--- start Recorded information ---

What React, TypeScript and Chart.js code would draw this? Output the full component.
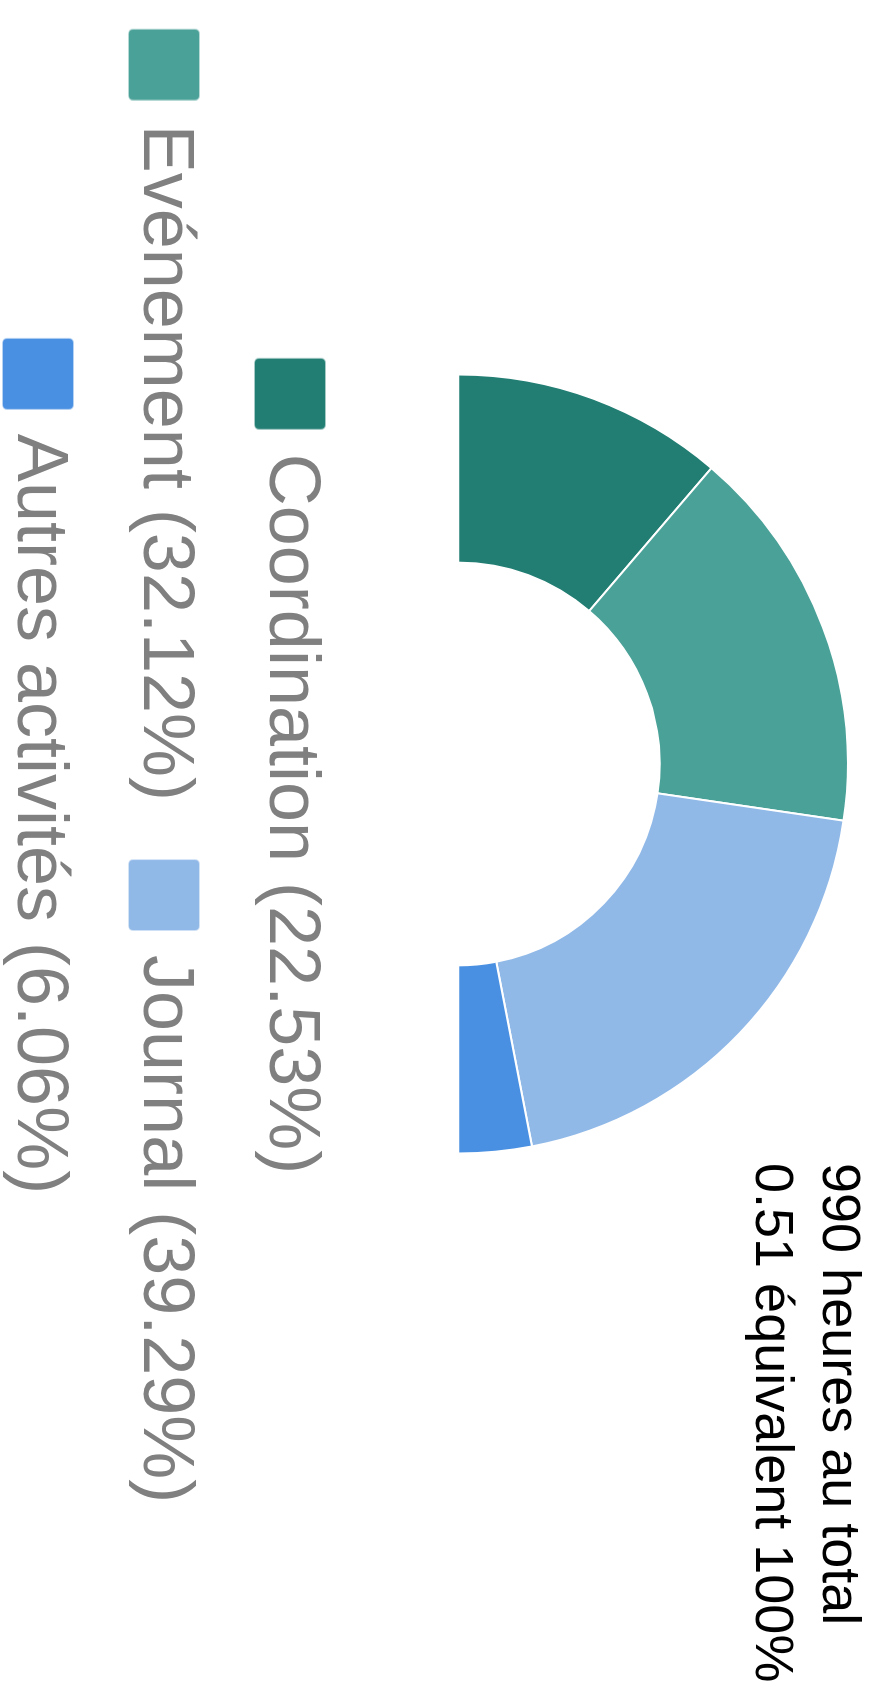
import React, { useEffect, useRef } from "react";
import { Chart, registerables, DoughnutController } from "chart.js";

Chart.register(...registerables);

const categories = ["Coordination", "Evénement", "Journal", "Autres activités"];
const percents = [22.53, 32.12, 39.29, 6.06];
const colors = ["#227E73", "#4AA198", "#91B9E8", "#4A90E2"];
const titleLines = ["990 heures au total", "0.51 équivalent 100%"];

const FONT = "'Liberation Sans', Arial, Helvetica, sans-serif";

function makeSwatch(color: string): HTMLCanvasElement {
  const c = document.createElement("canvas");
  c.width = 88;
  c.height = 72;
  const g = c.getContext("2d")!;
  const x = 16, y = 0, w = 72, h = 72, r = 5;
  g.beginPath();
  g.moveTo(x + r, y);
  g.lineTo(x + w - r, y);
  g.arcTo(x + w, y, x + w, y + r, r);
  g.lineTo(x + w, y + h - r);
  g.arcTo(x + w, y + h, x + w - r, y + h, r);
  g.lineTo(x + r, y + h);
  g.arcTo(x, y + h, x, y + h - r, r);
  g.lineTo(x, y + r);
  g.arcTo(x, y, x + r, y, r);
  g.closePath();
  g.fillStyle = color;
  g.fill();
  g.lineWidth = 2;
  g.strokeStyle = "rgba(255,255,255,0.6)";
  g.stroke();
  return c;
}

export default function App() {
  const ref = useRef<HTMLCanvasElement | null>(null);

  useEffect(() => {
    if (!ref.current) return;
    const labels = categories.map((c, i) => `${c} (${percents[i].toFixed(2)}%)`);
    const swatches = colors.map(makeSwatch);
    const baseGen = (DoughnutController as any).overrides.plugins.legend.labels.generateLabels;
    const chart = new Chart(ref.current, {
      type: "doughnut",
      data: {
        labels,
        datasets: [
          {
            data: percents,
            backgroundColor: colors,
            borderColor: "#ffffff",
            borderWidth: 2,
          },
        ],
      },
      options: {
        responsive: false,
        maintainAspectRatio: false,
        animation: false,
        rotation: -90,
        circumference: 180,
        cutout: "51.7%",
        radius: 389.5,
        layout: { padding: 0 },
        plugins: {
          tooltip: { enabled: false },
          title: { display: false },
          legend: {
            position: "bottom",
            labels: {
              usePointStyle: true,
              pointStyleWidth: 64,
              boxWidth: 72,
              boxHeight: 72,
              padding: 54,
              color: "#808080",
              font: { size: 72, family: FONT },
              generateLabels: (c: any) =>
                baseGen(c).map((l: any, i: number) => ({ ...l, pointStyle: swatches[i] })),
            },
          },
        },
      } as any,
    });
    return () => chart.destroy();
  }, []);

  return (
    <div
      style={{
        position: "absolute",
        left: 0,
        top: 0,
        width: 889,
        height: 1684,
        overflow: "hidden",
        background: "#ffffff",
      }}
    >
      <div
        style={{
          position: "absolute",
          left: 0,
          top: 0,
          width: 1684,
          height: 889,
          transformOrigin: "0 0",
          transform: "translate(889px, 0px) rotate(90deg)",
        }}
      >
        <canvas
          ref={ref}
          width={1684}
          height={934}
          style={{ position: "absolute", left: -78, top: -37, width: 1684, height: 934 }}
        />
        <div
          style={{
            position: "absolute",
            left: 1163,
            top: 14,
            fontFamily: FONT,
            fontSize: 54,
            lineHeight: "67px",
            color: "#000000",
            whiteSpace: "nowrap",
            textAlign: "left",
          }}
        >
          {titleLines.map((t, i) => (
            <div key={i}>{t}</div>
          ))}
        </div>
      </div>
    </div>
  );
}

--- end Recorded information ---

## Written problem
Write out again exactly the lines from the start of the data above through the line containing "const ref = useRef<HTMLCanvasElement", inclusive, excluding any pictures.

## Result of the task
What React, TypeScript and Chart.js code would draw this? Output the full component.
import React, { useEffect, useRef } from "react";
import { Chart, registerables, DoughnutController } from "chart.js";

Chart.register(...registerables);

const categories = ["Coordination", "Evénement", "Journal", "Autres activités"];
const percents = [22.53, 32.12, 39.29, 6.06];
const colors = ["#227E73", "#4AA198", "#91B9E8", "#4A90E2"];
const titleLines = ["990 heures au total", "0.51 équivalent 100%"];

const FONT = "'Liberation Sans', Arial, Helvetica, sans-serif";

function makeSwatch(color: string): HTMLCanvasElement {
  const c = document.createElement("canvas");
  c.width = 88;
  c.height = 72;
  const g = c.getContext("2d")!;
  const x = 16, y = 0, w = 72, h = 72, r = 5;
  g.beginPath();
  g.moveTo(x + r, y);
  g.lineTo(x + w - r, y);
  g.arcTo(x + w, y, x + w, y + r, r);
  g.lineTo(x + w, y + h - r);
  g.arcTo(x + w, y + h, x + w - r, y + h, r);
  g.lineTo(x + r, y + h);
  g.arcTo(x, y + h, x, y + h - r, r);
  g.lineTo(x, y + r);
  g.arcTo(x, y, x + r, y, r);
  g.closePath();
  g.fillStyle = color;
  g.fill();
  g.lineWidth = 2;
  g.strokeStyle = "rgba(255,255,255,0.6)";
  g.stroke();
  return c;
}

export default function App() {
  const ref = useRef<HTMLCanvasElement | null>(null);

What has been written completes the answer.